### Exercise
Copy each line holding the string "this".

### Material

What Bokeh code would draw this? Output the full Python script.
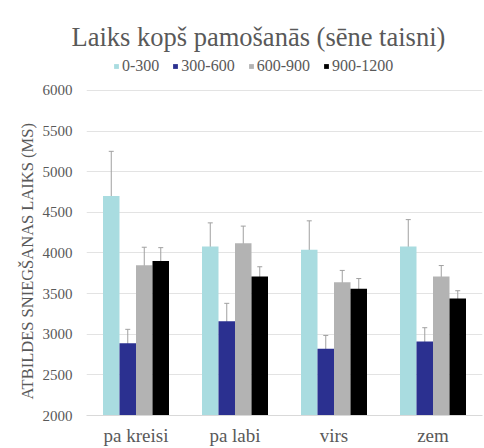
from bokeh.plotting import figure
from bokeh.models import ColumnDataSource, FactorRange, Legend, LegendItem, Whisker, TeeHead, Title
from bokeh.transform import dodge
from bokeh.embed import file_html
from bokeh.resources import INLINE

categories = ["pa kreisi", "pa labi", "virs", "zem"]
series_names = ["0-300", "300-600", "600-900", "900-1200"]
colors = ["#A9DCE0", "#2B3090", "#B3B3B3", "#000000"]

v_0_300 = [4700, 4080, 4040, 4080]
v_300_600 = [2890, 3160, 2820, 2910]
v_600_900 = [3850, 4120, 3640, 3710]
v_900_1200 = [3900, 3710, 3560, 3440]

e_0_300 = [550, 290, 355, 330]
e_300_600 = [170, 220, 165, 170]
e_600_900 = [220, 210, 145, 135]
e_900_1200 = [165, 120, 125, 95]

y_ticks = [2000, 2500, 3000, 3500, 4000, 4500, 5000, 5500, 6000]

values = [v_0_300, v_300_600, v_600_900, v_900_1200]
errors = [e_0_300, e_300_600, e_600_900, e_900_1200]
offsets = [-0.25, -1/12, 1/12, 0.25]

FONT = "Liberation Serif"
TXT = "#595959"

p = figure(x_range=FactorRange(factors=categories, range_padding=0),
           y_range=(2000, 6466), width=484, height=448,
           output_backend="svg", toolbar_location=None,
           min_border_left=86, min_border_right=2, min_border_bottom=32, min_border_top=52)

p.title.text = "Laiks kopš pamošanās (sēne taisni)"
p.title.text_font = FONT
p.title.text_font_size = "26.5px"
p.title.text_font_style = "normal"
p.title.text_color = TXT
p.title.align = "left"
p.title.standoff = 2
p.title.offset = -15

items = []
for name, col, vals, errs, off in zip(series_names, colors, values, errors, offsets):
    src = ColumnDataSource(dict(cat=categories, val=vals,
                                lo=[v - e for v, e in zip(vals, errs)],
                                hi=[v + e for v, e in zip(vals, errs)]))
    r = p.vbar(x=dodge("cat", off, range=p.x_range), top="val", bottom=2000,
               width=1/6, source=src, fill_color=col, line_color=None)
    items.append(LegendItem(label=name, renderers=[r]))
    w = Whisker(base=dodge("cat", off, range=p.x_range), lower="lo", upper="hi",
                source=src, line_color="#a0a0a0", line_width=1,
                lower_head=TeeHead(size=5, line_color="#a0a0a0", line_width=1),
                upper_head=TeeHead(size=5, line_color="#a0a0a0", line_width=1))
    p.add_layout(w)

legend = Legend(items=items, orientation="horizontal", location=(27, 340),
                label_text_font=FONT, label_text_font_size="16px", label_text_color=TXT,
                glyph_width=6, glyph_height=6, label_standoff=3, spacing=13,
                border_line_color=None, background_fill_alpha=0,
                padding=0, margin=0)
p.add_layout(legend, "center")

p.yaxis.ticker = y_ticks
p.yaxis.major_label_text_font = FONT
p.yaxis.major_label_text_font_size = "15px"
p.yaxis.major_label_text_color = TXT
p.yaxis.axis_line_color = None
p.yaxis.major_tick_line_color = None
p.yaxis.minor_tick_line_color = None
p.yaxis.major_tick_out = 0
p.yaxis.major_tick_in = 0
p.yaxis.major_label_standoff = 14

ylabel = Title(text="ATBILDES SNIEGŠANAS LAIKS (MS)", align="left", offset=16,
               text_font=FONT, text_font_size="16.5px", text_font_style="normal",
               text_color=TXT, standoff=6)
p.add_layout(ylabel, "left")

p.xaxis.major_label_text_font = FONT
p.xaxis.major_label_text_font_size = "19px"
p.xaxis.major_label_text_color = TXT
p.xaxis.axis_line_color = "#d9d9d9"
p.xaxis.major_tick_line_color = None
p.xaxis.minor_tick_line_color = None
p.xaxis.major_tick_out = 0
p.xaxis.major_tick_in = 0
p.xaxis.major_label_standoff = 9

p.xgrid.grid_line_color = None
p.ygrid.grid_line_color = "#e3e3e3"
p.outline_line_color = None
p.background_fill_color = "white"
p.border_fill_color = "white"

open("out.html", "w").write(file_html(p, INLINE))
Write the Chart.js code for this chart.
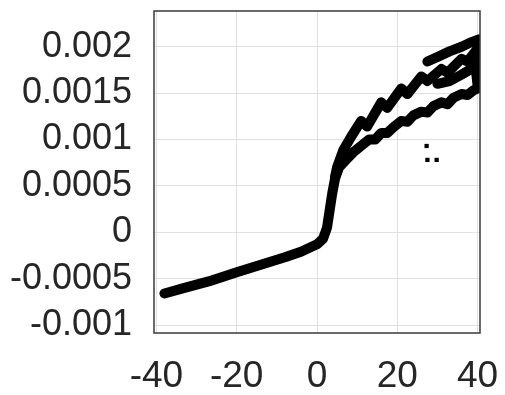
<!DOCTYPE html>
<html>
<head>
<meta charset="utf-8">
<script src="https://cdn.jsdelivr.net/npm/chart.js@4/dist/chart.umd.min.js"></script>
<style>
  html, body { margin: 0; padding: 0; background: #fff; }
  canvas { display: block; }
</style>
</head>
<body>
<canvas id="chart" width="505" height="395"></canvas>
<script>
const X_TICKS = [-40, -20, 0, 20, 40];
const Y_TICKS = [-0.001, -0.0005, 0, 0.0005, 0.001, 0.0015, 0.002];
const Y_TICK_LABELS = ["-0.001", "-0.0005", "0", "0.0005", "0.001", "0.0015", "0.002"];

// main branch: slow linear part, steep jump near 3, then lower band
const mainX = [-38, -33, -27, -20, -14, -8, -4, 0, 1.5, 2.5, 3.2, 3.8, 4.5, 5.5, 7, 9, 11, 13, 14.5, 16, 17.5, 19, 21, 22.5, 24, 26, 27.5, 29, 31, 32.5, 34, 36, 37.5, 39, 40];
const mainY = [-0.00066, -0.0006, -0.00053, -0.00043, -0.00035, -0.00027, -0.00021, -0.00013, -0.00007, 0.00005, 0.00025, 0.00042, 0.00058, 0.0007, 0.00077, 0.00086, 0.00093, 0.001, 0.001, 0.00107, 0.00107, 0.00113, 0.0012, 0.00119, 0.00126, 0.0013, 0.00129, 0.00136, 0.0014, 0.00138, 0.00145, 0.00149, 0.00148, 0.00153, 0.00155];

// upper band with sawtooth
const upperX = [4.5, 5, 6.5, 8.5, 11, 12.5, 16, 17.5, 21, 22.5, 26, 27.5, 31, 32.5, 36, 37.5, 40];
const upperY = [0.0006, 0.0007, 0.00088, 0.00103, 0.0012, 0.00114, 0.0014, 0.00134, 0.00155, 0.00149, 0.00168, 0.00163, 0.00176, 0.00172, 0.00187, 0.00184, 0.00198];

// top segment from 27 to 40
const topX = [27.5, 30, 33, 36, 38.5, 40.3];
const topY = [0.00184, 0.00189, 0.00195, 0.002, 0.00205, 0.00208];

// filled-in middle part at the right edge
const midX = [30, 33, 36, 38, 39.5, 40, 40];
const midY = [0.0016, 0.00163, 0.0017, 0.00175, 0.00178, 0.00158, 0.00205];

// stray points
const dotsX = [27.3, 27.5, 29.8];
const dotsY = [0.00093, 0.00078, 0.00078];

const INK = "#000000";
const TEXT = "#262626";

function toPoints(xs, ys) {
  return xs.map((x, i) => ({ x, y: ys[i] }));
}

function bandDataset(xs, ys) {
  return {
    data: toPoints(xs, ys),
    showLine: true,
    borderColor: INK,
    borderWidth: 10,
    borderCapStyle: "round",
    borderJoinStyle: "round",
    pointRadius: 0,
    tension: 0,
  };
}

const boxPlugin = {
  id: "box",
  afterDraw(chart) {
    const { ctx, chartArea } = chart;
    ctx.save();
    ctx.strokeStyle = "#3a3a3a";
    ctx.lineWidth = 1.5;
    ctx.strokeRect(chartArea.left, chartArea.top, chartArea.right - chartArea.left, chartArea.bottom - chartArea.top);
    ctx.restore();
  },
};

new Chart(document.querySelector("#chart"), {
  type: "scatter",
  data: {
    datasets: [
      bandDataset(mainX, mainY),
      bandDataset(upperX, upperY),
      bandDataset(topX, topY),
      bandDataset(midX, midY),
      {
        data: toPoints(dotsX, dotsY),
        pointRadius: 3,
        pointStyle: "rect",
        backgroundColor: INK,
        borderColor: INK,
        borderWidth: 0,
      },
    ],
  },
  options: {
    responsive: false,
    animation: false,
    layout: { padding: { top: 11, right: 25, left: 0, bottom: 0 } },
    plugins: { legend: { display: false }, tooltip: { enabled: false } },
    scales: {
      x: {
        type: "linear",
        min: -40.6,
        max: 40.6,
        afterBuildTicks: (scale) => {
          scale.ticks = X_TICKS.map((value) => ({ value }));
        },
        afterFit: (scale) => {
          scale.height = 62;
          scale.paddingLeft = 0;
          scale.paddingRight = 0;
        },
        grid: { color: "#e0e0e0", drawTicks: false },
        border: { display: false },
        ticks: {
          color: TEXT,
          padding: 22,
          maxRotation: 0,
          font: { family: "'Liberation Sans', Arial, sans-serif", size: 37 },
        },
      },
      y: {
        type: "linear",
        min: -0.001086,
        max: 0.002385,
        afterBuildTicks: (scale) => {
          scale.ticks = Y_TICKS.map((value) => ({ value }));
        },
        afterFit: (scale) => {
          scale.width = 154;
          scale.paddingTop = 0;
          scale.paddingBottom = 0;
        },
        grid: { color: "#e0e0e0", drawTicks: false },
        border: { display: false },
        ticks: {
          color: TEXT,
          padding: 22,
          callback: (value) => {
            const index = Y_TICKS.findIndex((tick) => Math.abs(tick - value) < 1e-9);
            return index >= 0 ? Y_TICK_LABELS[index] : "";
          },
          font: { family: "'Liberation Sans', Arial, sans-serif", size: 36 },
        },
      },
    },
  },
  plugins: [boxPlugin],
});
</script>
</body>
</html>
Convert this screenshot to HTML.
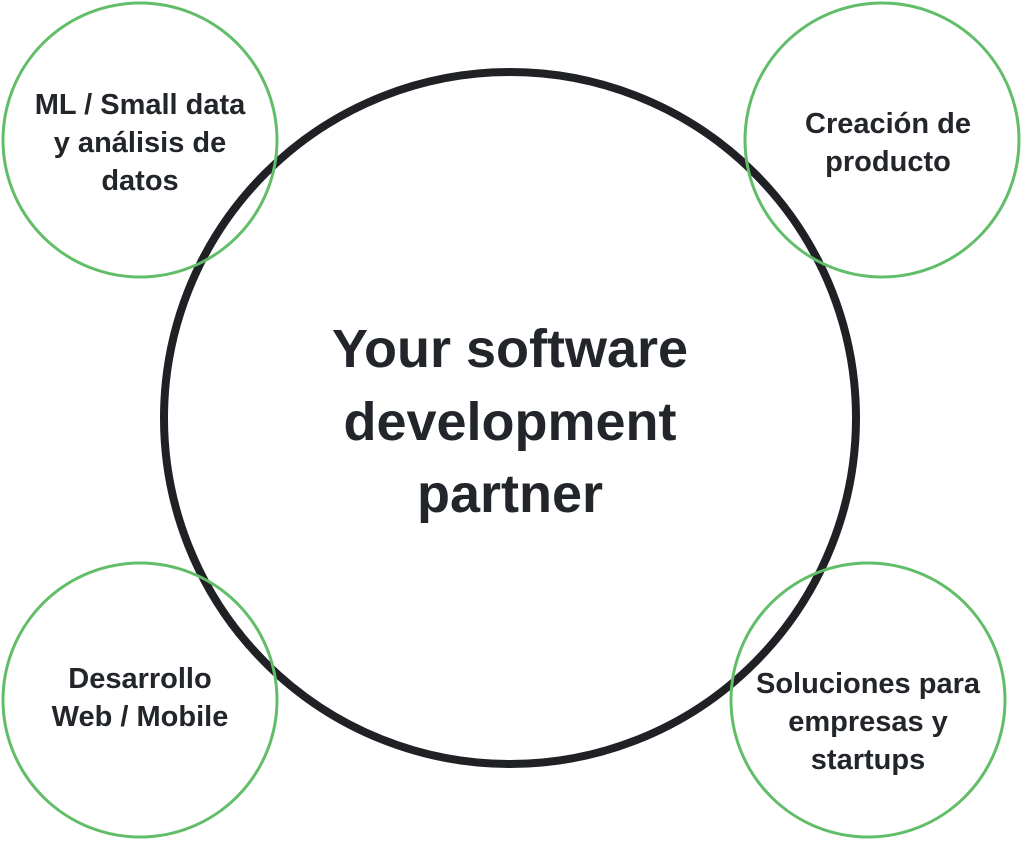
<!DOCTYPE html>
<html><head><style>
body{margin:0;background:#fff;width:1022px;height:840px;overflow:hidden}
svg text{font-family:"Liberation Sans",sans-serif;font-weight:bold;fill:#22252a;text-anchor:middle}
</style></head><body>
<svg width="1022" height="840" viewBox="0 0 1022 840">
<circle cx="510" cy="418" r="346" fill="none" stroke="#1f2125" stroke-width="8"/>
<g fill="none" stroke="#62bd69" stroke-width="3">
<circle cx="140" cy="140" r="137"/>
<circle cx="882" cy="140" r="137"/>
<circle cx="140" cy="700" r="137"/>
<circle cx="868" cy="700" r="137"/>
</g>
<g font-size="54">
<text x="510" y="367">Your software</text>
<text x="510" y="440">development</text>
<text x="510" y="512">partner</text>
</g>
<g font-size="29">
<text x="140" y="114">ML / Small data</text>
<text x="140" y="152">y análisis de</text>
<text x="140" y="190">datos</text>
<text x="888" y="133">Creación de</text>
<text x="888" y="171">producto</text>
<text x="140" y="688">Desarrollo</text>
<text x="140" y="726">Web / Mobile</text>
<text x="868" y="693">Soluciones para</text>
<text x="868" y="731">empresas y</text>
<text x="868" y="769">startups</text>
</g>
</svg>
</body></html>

### Solution to the problem
What Bokeh code would draw this? Output the full Python script.
Write the Chart.js code for this chart.
Convert this screenshot to HTML.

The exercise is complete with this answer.